Crowche was certainly not finished with lawsuits. In 1562 he was sued by the dean and chapter of Windsor for detaining deeds relating to the parsonage of Puriton, Somerset, where he had purchased the tenant’s right and was now taking the profits on behalf of his eldest son. Six years later the crown ordered the sale of all lands in Wellow which he had ‘concealed’, and in 1575 he was accused of wrongfully enjoying the manor of Woolley. None the less, the inquisition taken on 11 Jan. 1587 found that he had been possessed at his death of the manors of Beggeridge, Hampton Cliff, Wellow and Woolley, Somerset, with other former monastic lands in that county, and at Box and Ditteridge in Wiltshire. Crowche himself had died at Wellow on the previous 2 Apr. No will has been found.8

Ref Volumes: 1509-1558

Authors: Roger Virgoe / T. F.T. Baker

Notes

  • 1. Hatfield 207.
  • 2. Date of birth estimated from first reference. Vis. Hants (Harl. Soc. lxiv), 67; CPR, 1553, p. 86; 1560-3, p. 250; C142/215/280.
  • 3. LP Hen. VIII, iv; St.Ch.2/11/63-73; HMC Bath, iv. 124, 333; CPR, 1548-9, p. 137; 1553, p. 359; Stowe 571, f. 11v.
  • 4. St.Ch.2/9/231-40, 11/63-73, 18/129, 20/339, 345, 22/367, 24/383, 27/39, 86; 3/2/76, 3/52, 84, 4/20v; C1/601/38, 752/29-30, 1113/65, 1472/19-21; Procs.

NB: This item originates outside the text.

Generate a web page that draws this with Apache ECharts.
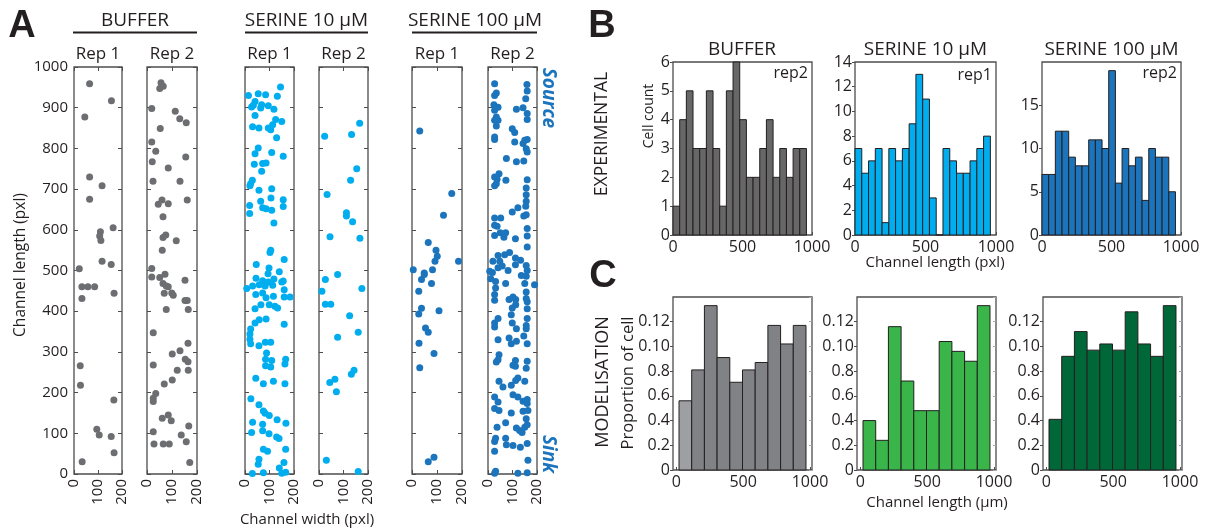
<!DOCTYPE html>
<html><head><meta charset="utf-8">
<script src="https://cdn.jsdelivr.net/npm/echarts@6/dist/echarts.min.js"></script>
<style>html,body{margin:0;padding:0;background:#fff}#c{width:1208px;height:532px}</style>
</head><body><div id="c"></div>
<script>
// ---------------- DATA ----------------
// Panel A: cell positions [channel width (pxl), channel length (pxl)]
const bufferRep1 = [[65,959],[45,877],[156,917],[65,730],[117,708],[65,675],[163,605],[110,595],[107,585],[112,574],[117,523],[155,515],[22,504],[33,460],[58,460],[86,460],[33,431],[167,444],[26,266],[27,218],[166,182],[95,110],[105,96],[155,92],[167,52],[34,30]];
const bufferRep2 = [[56,961],[65,953],[51,947],[19,898],[113,891],[131,873],[157,863],[53,849],[19,816],[35,793],[155,779],[21,767],[85,752],[24,719],[132,719],[60,673],[45,663],[161,673],[85,664],[64,632],[64,581],[75,587],[117,573],[61,550],[72,491],[19,505],[19,484],[51,483],[64,468],[77,462],[85,460],[69,444],[99,445],[105,439],[152,476],[152,426],[161,426],[165,404],[77,404],[25,347],[164,321],[132,303],[101,295],[25,268],[153,282],[164,276],[121,255],[165,255],[101,231],[69,221],[35,198],[25,186],[25,178],[61,137],[85,145],[97,131],[25,104],[28,74],[65,74],[89,74],[137,96],[157,79],[167,118],[171,28]];
const serine10Rep1 = [[145,951],[14,930],[54,934],[84,932],[132,928],[41,915],[27,902],[68,907],[95,905],[64,899],[34,906],[118,896],[41,881],[125,871],[150,866],[113,858],[31,853],[57,850],[95,850],[105,846],[129,826],[54,801],[41,787],[109,790],[156,781],[38,761],[72,763],[86,764],[68,744],[30,722],[23,713],[20,708],[57,697],[109,701],[64,670],[106,678],[156,674],[19,660],[72,654],[86,652],[109,648],[156,657],[19,640],[118,617],[105,550],[102,544],[46,515],[160,527],[98,506],[140,497],[94,492],[45,481],[118,479],[72,475],[95,472],[7,456],[31,462],[58,465],[82,462],[113,464],[150,472],[156,474],[44,441],[72,445],[86,433],[160,453],[160,435],[184,435],[116,437],[99,416],[122,412],[133,408],[41,406],[65,416],[86,381],[58,379],[41,371],[160,368],[23,356],[20,344],[20,331],[23,320],[57,315],[83,324],[105,324],[88,297],[84,282],[109,279],[84,266],[105,263],[166,282],[163,270],[44,235],[75,222],[116,228],[163,222],[24,185],[57,170],[75,155],[82,149],[99,144],[31,127],[72,122],[131,133],[167,125],[27,102],[72,106],[98,99],[129,91],[139,87],[75,61],[92,56],[166,61],[57,36],[54,24],[159,28],[75,3],[140,15],[166,4],[30,1],[150,2]];
const serine10Rep2 = [[166,862],[23,830],[133,834],[154,750],[129,722],[33,687],[112,642],[112,634],[137,620],[45,583],[167,579],[26,478],[76,490],[12,449],[175,456],[26,417],[48,417],[125,389],[160,348],[76,336],[143,255],[132,245],[65,233],[44,225],[71,202],[30,34],[160,6]];
const serine100Rep1 = [[31,843],[159,689],[126,636],[65,569],[96,550],[101,535],[92,523],[186,523],[5,502],[82,502],[49,494],[49,490],[38,478],[78,468],[27,449],[38,407],[108,401],[27,393],[54,359],[65,348],[28,321],[88,296],[31,261],[88,41],[65,30]];
const serine100Rep2 = [[27,959],[159,957],[34,936],[160,941],[27,930],[154,922],[24,907],[41,901],[116,896],[143,900],[27,894],[160,886],[34,877],[27,869],[41,869],[160,871],[34,855],[27,828],[27,822],[99,848],[109,839],[150,820],[160,822],[143,812],[109,816],[156,799],[160,791],[75,775],[116,767],[146,769],[45,738],[27,730],[37,724],[73,722],[34,713],[27,708],[160,723],[156,703],[156,686],[156,670],[122,654],[154,658],[99,644],[146,634],[156,637],[27,629],[52,629],[27,611],[37,609],[160,603],[27,586],[50,593],[72,593],[65,582],[112,578],[160,585],[160,558],[41,537],[68,539],[88,544],[112,531],[20,523],[48,523],[58,511],[82,500],[133,525],[112,514],[156,512],[160,500],[7,498],[18,495],[41,507],[11,480],[31,473],[136,488],[156,486],[150,468],[190,465],[72,468],[31,457],[27,441],[27,427],[86,429],[102,435],[113,429],[113,416],[156,447],[156,431],[160,423],[160,406],[99,408],[95,391],[41,382],[27,371],[27,361],[99,371],[116,357],[160,382],[156,365],[156,357],[41,330],[86,334],[95,320],[116,326],[146,339],[160,320],[45,293],[41,281],[34,275],[112,279],[102,267],[112,265],[160,277],[156,260],[45,228],[61,214],[95,218],[113,230],[122,236],[150,228],[27,189],[41,177],[102,195],[122,189],[143,179],[160,183],[160,173],[27,161],[45,156],[95,150],[143,154],[163,156],[156,136],[72,126],[37,115],[116,113],[129,107],[139,102],[150,115],[160,121],[31,88],[27,80],[72,88],[75,72],[102,70],[132,66],[160,75],[27,56],[163,34],[31,7],[27,2],[122,2],[160,3]];

// Panel B: cell counts per 20 bins
const expBuffer = [1,4,5,3,3,5,3,1,5,6,4,2,2,3,4,2,3,2,3,3];
const expSerine10 = [7,5,6,7,1,7,6,7,9,13,11,3,0,7,6,5,5,6,7,8];
const expSerine100 = [7,7,12,12,9,8,8,11,11,10,19,6,10,8,9,4,10,9,9,5];
const expBinWidth = 48;

// Panel C: proportion of cells per 10 bins
const modBuffer = [0.056,0.081,0.133,0.091,0.071,0.081,0.087,0.117,0.102,0.117];
const modSerine10 = [0.040,0.024,0.116,0.072,0.048,0.048,0.104,0.096,0.088,0.133];
const modSerine100 = [0.041,0.092,0.112,0.097,0.102,0.097,0.128,0.102,0.092,0.133];
const modBinStart = 20;
const modBinWidth = 95;
const modTickLabels = ['0','0.2','0.4','0.6','0.8','0.10','0.12'];

// ---------------- STYLE ----------------
const FONT = '"Open Sans", sans-serif';
const TXT = '#231f20';
const AX = '#4d4d4f';
const GRAY_DOT = '#6d6e71', CYAN = '#00aeef', BLUE = '#1c75bc';
const B_GRAY = '#676767', C_GRAY = '#808285', C_GRAY_LIGHT = '#9d9fa2', GREEN = '#39b54a', DKGREEN = '#006838';

const grid = [], xAxis = [], yAxis = [], series = [], graphic = [];
function addGrid(g) {
  grid.push(Object.assign({show: true, borderColor: AX, borderWidth: 1.3, backgroundColor: 'transparent', containLabel: false, outerBoundsMode: 'none'}, g));
  return grid.length - 1;
}
function addAxis(arr, a) { arr.push(Object.assign({axisLine: {show: false, onZero: false}, splitLine: {show: false}}, a)); return arr.length - 1; }
const plain = (v) => String(Math.round(v * 1000) / 1000);
const lbl = (size, extra) => Object.assign({color: TXT, fontFamily: FONT, fontSize: size, formatter: plain}, extra || {});
const tick = (len, inside, extra) => Object.assign({show: true, inside: inside, length: len, lineStyle: {color: AX, width: 1}}, extra || {});

// ---------------- PANEL A ----------------
const scatterPanels = [
  {left: 74, width: 48, data: bufferRep1, color: GRAY_DOT, rep: 'Rep 1', yLabels: true},
  {left: 147, width: 50, data: bufferRep2, color: GRAY_DOT, rep: 'Rep 2'},
  {left: 245, width: 49, data: serine10Rep1, color: CYAN, rep: 'Rep 1'},
  {left: 319, width: 49, data: serine10Rep2, color: CYAN, rep: 'Rep 2'},
  {left: 412, width: 50, data: serine100Rep1, color: BLUE, rep: 'Rep 1'},
  {left: 488, width: 49, data: serine100Rep2, color: BLUE, rep: 'Rep 2'}
];
const sTop = 67, sH = 407;
scatterPanels.forEach(p => {
  const gi = addGrid({left: p.left, top: sTop, width: p.width, height: sH});
  const xb = addAxis(xAxis, {gridIndex: gi, type: 'value', min: 0, max: 200, interval: 100, position: 'bottom',
    axisTick: tick(4, true), axisLabel: lbl(15, {rotate: 90, margin: 5})});
  addAxis(xAxis, {gridIndex: gi, type: 'value', min: 0, max: 200, interval: 100, position: 'top',
    axisTick: tick(4, true), axisLabel: {show: false}});
  const yl = addAxis(yAxis, {gridIndex: gi, type: 'value', min: 0, max: 1000, interval: 100, position: 'left',
    axisTick: tick(4, true), axisLabel: lbl(15, {show: !!p.yLabels, margin: 6})});
  addAxis(yAxis, {gridIndex: gi, type: 'value', min: 0, max: 1000, interval: 100, position: 'right',
    axisTick: tick(4, true), axisLabel: {show: false}});
  series.push({type: 'scatter', xAxisIndex: xb, yAxisIndex: yl, data: p.data, symbolSize: 7,
    itemStyle: {color: p.color, opacity: 1}, clip: false, silent: true});
  graphic.push({type: 'text', x: p.left + p.width / 2, y: 54,
    style: {text: p.rep, fontFamily: FONT, fontSize: 17, fill: TXT, textAlign: 'center', align: 'center', textVerticalAlign: 'middle', verticalAlign: 'middle'}});
});

// ---------------- HISTOGRAMS ----------------
function histSeries(xi, yi, counts, start, width, colorFn) {
  const data = counts.map((v, i) => [start + i * width, start + (i + 1) * width, v]);
  return {type: 'custom', xAxisIndex: xi, yAxisIndex: yi, data: data, encode: {x: [0, 1], y: 2}, silent: true,
    renderItem: function (params, api) {
      const p0 = api.coord([api.value(0), api.value(2)]);
      const p1 = api.coord([api.value(1), 0]);
      return {type: 'rect', shape: {x: p0[0], y: p0[1], width: p1[0] - p0[0], height: p1[1] - p0[1]},
        style: {fill: colorFn(params.dataIndex), stroke: '#231f20', lineWidth: 1}};
    }};
}

const bPanels = [
  {left: 673, width: 139, counts: expBuffer, max: 6, interval: 1, color: B_GRAY},
  {left: 855, width: 141, counts: expSerine10, max: 14, interval: 2, color: CYAN},
  {left: 1042, width: 139, counts: expSerine100, max: 20, interval: 5, color: BLUE, hideMax: true}
];
bPanels.forEach(p => {
  const gi = addGrid({left: p.left, top: 62, width: p.width, height: 173});
  const xi = addAxis(xAxis, {gridIndex: gi, type: 'value', min: 0, max: 1000, interval: 500,
    axisTick: tick(3, true), axisLabel: lbl(16, {margin: 4})});
  const yi = addAxis(yAxis, {gridIndex: gi, type: 'value', min: 0, max: p.max, interval: p.interval,
    axisTick: tick(3, false), axisLabel: lbl(16, {margin: 3, showMaxLabel: !p.hideMax})});
  series.push(histSeries(xi, yi, p.counts, 0, expBinWidth, () => p.color));
});

const cPanels = [
  {left: 673, counts: modBuffer, color: (i) => i === 0 ? C_GRAY_LIGHT : C_GRAY},
  {left: 857, counts: modSerine10, color: () => GREEN},
  {left: 1043, counts: modSerine100, color: () => DKGREEN}
];
cPanels.forEach(p => {
  const gi = addGrid({left: p.left, top: 297, width: 139, height: 173});
  const xi = addAxis(xAxis, {gridIndex: gi, type: 'value', min: -25, max: 1015,
    axisTick: tick(3, true, {customValues: [0, 500, 1000]}),
    axisLabel: lbl(16, {margin: 4, customValues: [0, 500, 1000]})});
  const yi = addAxis(yAxis, {gridIndex: gi, type: 'value', min: 0, max: 0.14, interval: 0.02,
    axisTick: tick(3, false),
    axisLabel: lbl(16, {margin: 3, showMaxLabel: false, formatter: (v, idx) => modTickLabels[idx] !== undefined ? modTickLabels[idx] : ''})});
  addAxis(yAxis, {gridIndex: gi, type: 'value', min: 0, max: 0.14, interval: 0.02, position: 'right',
    axisTick: tick(3, true, {lineStyle: {color: '#a7a9ac', width: 1}}), axisLabel: {show: false}});
  series.push(histSeries(xi, yi, p.counts, modBinStart, modBinWidth, p.color));
});

// ---------------- TEXT ----------------
function txt(text, x, y, size, opts) {
  opts = opts || {};
  graphic.push({type: 'text', x: x, y: y, rotation: opts.rot || 0, silent: true,
    style: {text: text, fontFamily: opts.family || FONT, fontSize: size, fontWeight: opts.weight || 'normal', fontStyle: opts.style || 'normal',
      fill: opts.color || TXT, textAlign: opts.align || 'center', align: opts.align || 'center', textVerticalAlign: 'middle', verticalAlign: 'middle'}});
}
function line(x1, y, x2) {
  graphic.push({type: 'line', silent: true, shape: {x1: x1, y1: y, x2: x2, y2: y}, style: {stroke: TXT, lineWidth: 2}});
}
// panel letters
txt('A', 22, 27, 38, {weight: 'bold', family: '"Liberation Sans", Arial, sans-serif'});
txt('B', 602, 27, 38, {weight: 'bold', family: '"Liberation Sans", Arial, sans-serif'});
txt('C', 603, 277, 38, {weight: 'bold', family: '"Liberation Sans", Arial, sans-serif'});
// panel A headers
txt('BUFFER', 135, 21, 19); line(73, 32.5, 197);
txt('SERINE 10 μM', 306.5, 21, 19); line(245, 32.5, 368);
txt('SERINE 100 μM', 475, 21, 19); line(412, 32.5, 537);
txt('Channel length (pxl)', 21, 265, 15.5, {rot: Math.PI / 2});
txt('Channel width (pxl)', 307, 520, 15);
txt('Source', 548, 98, 19, {rot: -Math.PI / 2, weight: 'bold', style: 'italic', color: BLUE});
txt('Sink', 548, 454, 19, {rot: -Math.PI / 2, weight: 'bold', style: 'italic', color: BLUE});
// panel B headers
txt('BUFFER', 742, 50, 19);
txt('SERINE 10 μM', 925.5, 50, 19);
txt('SERINE 100 μM', 1111.5, 50, 19);
txt('rep2', 808, 73, 16, {align: 'right'});
txt('rep1', 992, 75, 16, {align: 'right'});
txt('rep2', 1177, 73, 16, {align: 'right'});
txt('EXPERIMENTAL', 602.5, 134, 17.5, {rot: Math.PI / 2});
txt('Cell count', 649, 116, 14, {rot: Math.PI / 2});
txt('Channel length (pxl)', 935, 263, 15);
// panel C
txt('MODELISATION', 603, 382, 18, {rot: Math.PI / 2});
txt('Proportion of cell', 628.5, 383, 16.5, {rot: Math.PI / 2});
txt('Channel length (μm)', 937, 503, 15);

const chart = echarts.init(document.getElementById('c'), null, {renderer: 'canvas', width: 1208, height: 532});
chart.setOption({animation: false, backgroundColor: '#ffffff', grid: grid, xAxis: xAxis, yAxis: yAxis, series: series, graphic: graphic});
</script></body></html>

St.Ch. Hen. VII and Hen. VIII (Som. Rec. Soc. xxvii), passim; Req.2/16/116.
  • 5. St.Ch.2/11/63-73; LP Hen. VIII, iv.
  • 6. HMC Bath, iv. 91-124 passim, 333; APC, i. 196.
  • 7. LP Hen. VIII, xvi-xix; CPR, 1548-9, p. 52 to 1553, p. 112 passim; Collinson, Som. i. 117, 167; iii. 327; P. M. Hembry, Bps. Bath and Wells, 1540-1640, p. 108; Cat. Anct. Deeds, vi. 7618; KB27/1176-88; C219/24/56; Guildford mus. Loseley 1331/2; Harl, 2143, f. 3v.
  • 8. Req.2/42/74, 130/23; CPR, 1566-9, p. 245; C142/215/280.